China impact: Europe stays steady as Asian shares decline

Krishnanand Tripathi

Indian stocks suffered loss of 5% since start of the year 2016. Photo-PTI

Chinese stock ended in deep red on Monday as the main indices closed down by over 5% on the first trading session of this week. In mainland China, the Shanghai Composite Index fell 5.33% whereas Hong Kong index closed down by 2.76% on Monday.

Other important Asian markets like Singapore, South Korea and Taiwan fell between 1.19 per cent and 1.54 per cent.

India’s two important indices – 30 share BSE Sensex, and more broad based 50 share NSE Nifty closed down by almost half a per cent on the first trading session of this week.

However, by the end of the trading sessions, there was some sense of stability in the global markets as Europe’s main exchanges saw a more steady start to the week.

All the three indexes of US markets – Dow, Nasdaq and Standard and Poor’s were also trading in positive at the start of the trade.

But concerns over the impact of a slowdown in the world’s second largest economy and its exchange rate policy weighs heavy on investors’ mind.

Indian stocks have already suffered massive losses last week as BSE Sensex lost 2.68% of its value, total loss this month so far stands at 5% till Monday.

NSE Nifty has also lost more than 5% of its value in the first seven trading session of this year.

On Monday, Chinese authorities tried to calm down the frayed nerves of global investors as the People’s Bank of China set the midpoint for the Yuan at 6.5626 per dollar, half a per cent higher than the spot closing of Yuan.

Peoples Bank of China had already set a stronger daily guidance rate for the Yuan on Friday, following a sequence of eight weak reference points that had culminated in the biggest one day drop in five months last Thursday.

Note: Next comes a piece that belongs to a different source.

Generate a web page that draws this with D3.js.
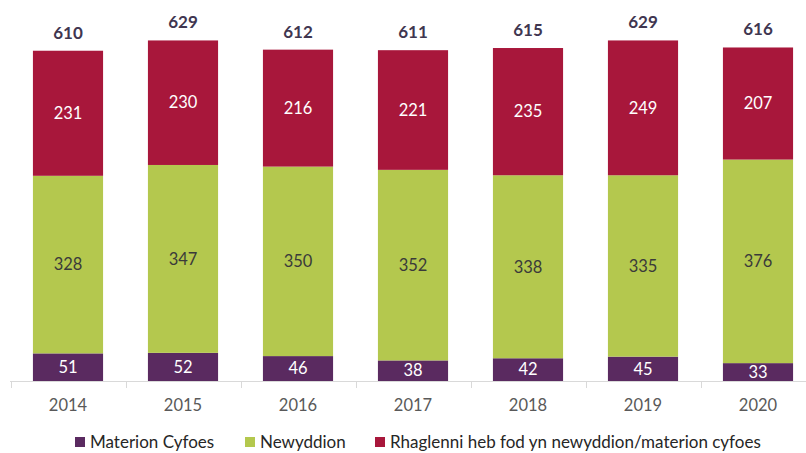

Total depreciation of Chinese currency last week stands at around 1.5% on the back of around 5% depreciation last year.

But these steps may not be enough as just last week IMF Chief Christine Lagarde had called for more clarity in the Chinese economic policies.

Commenting on the re-balancing process by the Chinese authorities, Christine Lagarde had said it was a bumpy process and its effects were being felt worldwide which reinforced the need for more clarity on policies, especially ‘exchange rate policy’.

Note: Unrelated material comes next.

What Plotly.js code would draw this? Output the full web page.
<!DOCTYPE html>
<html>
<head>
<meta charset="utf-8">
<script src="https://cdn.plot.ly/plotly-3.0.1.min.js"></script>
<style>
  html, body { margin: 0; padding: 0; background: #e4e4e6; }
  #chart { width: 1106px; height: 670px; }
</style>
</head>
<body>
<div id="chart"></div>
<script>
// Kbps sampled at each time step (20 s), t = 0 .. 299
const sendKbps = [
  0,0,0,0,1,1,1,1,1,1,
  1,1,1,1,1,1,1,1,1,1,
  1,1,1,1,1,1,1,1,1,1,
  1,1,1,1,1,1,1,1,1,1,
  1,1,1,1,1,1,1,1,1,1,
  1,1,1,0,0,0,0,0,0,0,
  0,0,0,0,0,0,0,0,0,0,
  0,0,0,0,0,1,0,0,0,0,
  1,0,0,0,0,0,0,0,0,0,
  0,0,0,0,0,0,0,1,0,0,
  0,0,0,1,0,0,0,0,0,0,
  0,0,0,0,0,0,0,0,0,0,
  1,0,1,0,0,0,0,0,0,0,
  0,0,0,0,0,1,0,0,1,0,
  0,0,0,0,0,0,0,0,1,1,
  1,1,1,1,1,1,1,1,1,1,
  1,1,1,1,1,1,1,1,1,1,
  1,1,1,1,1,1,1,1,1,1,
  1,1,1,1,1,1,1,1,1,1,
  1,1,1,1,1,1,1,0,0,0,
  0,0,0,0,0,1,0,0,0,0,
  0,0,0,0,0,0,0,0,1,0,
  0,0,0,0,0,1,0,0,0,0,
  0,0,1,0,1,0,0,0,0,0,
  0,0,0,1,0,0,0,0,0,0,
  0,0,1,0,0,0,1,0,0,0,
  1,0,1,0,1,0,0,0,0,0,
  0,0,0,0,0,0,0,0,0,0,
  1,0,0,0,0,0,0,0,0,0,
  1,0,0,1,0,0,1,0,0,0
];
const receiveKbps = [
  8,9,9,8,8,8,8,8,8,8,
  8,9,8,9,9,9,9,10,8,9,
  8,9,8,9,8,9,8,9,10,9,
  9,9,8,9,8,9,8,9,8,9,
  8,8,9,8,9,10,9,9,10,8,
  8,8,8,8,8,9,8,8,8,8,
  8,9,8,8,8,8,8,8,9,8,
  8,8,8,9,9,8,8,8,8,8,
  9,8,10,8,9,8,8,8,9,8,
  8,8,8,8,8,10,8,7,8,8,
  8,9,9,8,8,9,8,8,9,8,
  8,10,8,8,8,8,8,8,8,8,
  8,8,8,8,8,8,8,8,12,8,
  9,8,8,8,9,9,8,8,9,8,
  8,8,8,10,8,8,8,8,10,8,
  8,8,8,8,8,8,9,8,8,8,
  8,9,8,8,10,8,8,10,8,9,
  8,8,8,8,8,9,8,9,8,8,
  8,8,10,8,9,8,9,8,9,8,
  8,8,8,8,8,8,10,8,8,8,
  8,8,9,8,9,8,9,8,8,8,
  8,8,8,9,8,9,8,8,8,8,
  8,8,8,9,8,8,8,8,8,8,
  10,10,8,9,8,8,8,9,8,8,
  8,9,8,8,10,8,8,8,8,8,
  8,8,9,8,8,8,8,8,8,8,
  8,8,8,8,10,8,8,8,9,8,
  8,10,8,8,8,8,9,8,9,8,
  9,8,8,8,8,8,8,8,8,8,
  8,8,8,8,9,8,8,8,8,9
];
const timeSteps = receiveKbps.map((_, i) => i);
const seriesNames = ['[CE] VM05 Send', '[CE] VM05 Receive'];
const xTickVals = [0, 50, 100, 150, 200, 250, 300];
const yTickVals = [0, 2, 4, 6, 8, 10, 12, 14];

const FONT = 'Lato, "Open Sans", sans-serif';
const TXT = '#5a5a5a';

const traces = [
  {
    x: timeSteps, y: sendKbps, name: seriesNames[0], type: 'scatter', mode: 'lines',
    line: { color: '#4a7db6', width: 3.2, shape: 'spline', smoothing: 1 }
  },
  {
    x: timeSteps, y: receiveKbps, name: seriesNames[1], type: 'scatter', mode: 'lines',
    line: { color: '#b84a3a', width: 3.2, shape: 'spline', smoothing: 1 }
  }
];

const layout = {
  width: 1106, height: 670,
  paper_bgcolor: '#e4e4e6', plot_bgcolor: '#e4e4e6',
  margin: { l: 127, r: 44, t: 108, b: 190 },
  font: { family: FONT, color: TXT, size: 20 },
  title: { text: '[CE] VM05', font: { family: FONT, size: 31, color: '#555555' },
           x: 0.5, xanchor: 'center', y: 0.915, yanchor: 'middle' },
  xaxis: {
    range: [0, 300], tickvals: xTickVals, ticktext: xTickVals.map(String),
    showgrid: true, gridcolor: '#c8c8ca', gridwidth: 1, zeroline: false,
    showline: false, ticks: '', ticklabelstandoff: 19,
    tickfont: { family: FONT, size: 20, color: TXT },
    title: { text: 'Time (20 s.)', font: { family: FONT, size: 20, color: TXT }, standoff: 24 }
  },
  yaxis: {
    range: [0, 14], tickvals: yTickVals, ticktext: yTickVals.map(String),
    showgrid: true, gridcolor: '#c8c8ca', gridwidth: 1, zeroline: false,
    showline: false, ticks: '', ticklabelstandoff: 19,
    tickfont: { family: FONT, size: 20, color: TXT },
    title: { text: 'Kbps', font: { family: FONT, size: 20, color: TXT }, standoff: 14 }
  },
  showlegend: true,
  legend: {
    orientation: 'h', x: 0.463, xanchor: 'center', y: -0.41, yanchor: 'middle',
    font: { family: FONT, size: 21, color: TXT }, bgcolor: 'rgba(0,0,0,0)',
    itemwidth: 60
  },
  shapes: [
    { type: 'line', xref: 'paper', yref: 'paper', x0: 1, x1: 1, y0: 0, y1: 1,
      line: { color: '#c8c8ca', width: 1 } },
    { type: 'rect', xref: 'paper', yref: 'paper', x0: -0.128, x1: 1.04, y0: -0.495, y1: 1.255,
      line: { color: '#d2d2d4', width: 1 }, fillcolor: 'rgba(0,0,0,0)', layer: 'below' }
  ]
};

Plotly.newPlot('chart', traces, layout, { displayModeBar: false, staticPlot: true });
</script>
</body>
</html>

Last December, IMF had added Chinese Yuan as one of the reserve currencies in its drawing rights basket long dominated by Dollar, Euro, Pound and Japanese Yen. The multinational lending body expects the countries to maintain a transparent and flexible currency exchange rate policy to be a part of its reserve currency.

NR Bhanumurthy, a professor at National Institute of Public Finance and Policy in New Delhi told Rajya Sabha TV that the recent devaluation of Yuan is moderate compared to the changes effected last year.

He said the move was aimed at revival of domestic economy of China and support its dwindling exports.

“Currency manipulation is part of international trade and Chinese were already manipulating their currency by holding it at an artificial rate earlier also”, added Bhanmurthy.

Bhanumurthy said that devaluation of Chinese currency may impact Indian stock markets in short term but its medium term and long term impact would be minimal.